Let $\{f_n\}$,$\{g_n\}$, and $\{h_n\}$ be sequences of functions on $\Bbb R$ that $f_n\le g_n \le h_n$ on $\Bbb R$ for all $n$. If $\sum f_n$ and $\sum h_n$ converges, then $\sum g_n$ converges.

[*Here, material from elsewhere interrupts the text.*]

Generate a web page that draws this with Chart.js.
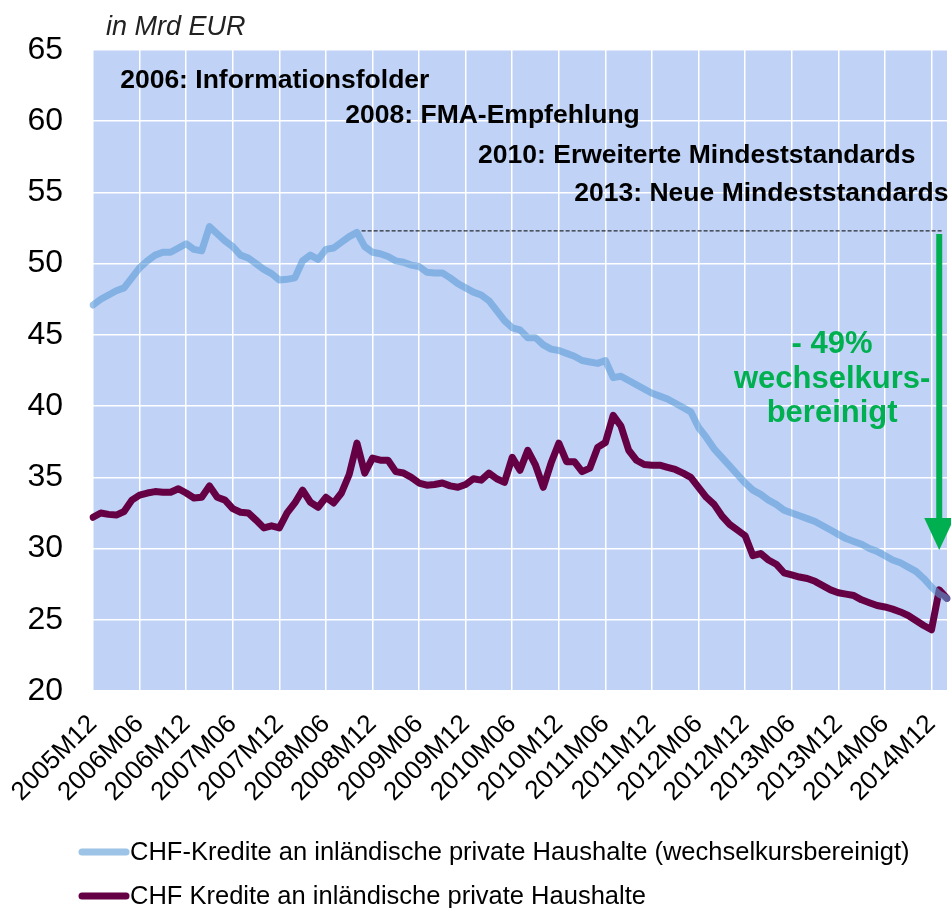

This is what I think how to prove this statement. Given $x\in \Bbb R$, then $\sum f_n(x)$ and $\sum h_n(x)$ are Cauchy seqeunce in $\Bbb R$. For $\varepsilon>0$, there is $N\in \Bbb N$ such that $\forall n>m>N$, we have $$\left| \sum _{k=m+1}^nf_k(x) \right|<\varepsilon$$ and $$\left| \sum _{k=m+1}^nh_k(x) \right|<\varepsilon$$
Hence, $\forall n>m>N$, we have $$\left| \sum _{k=m+1}^ng_k(x) \right|=\left| \sum _{k=m+1}^n[g_k(x)-f_k(x)+f_k(x)] \right|\le \left| \sum _{k=m+1}^n[g_k(x)-f_k(x)] \right|+\left| \sum _{k=m+1}^nf_k(x) \right|\le \varepsilon+\left| \sum _{k=m+1}^n[h_k(x)-f_k(x)] \right|\le 3\varepsilon$$
Since $x\in \Bbb R $ is arbitrary, $\sum g_n$ converges.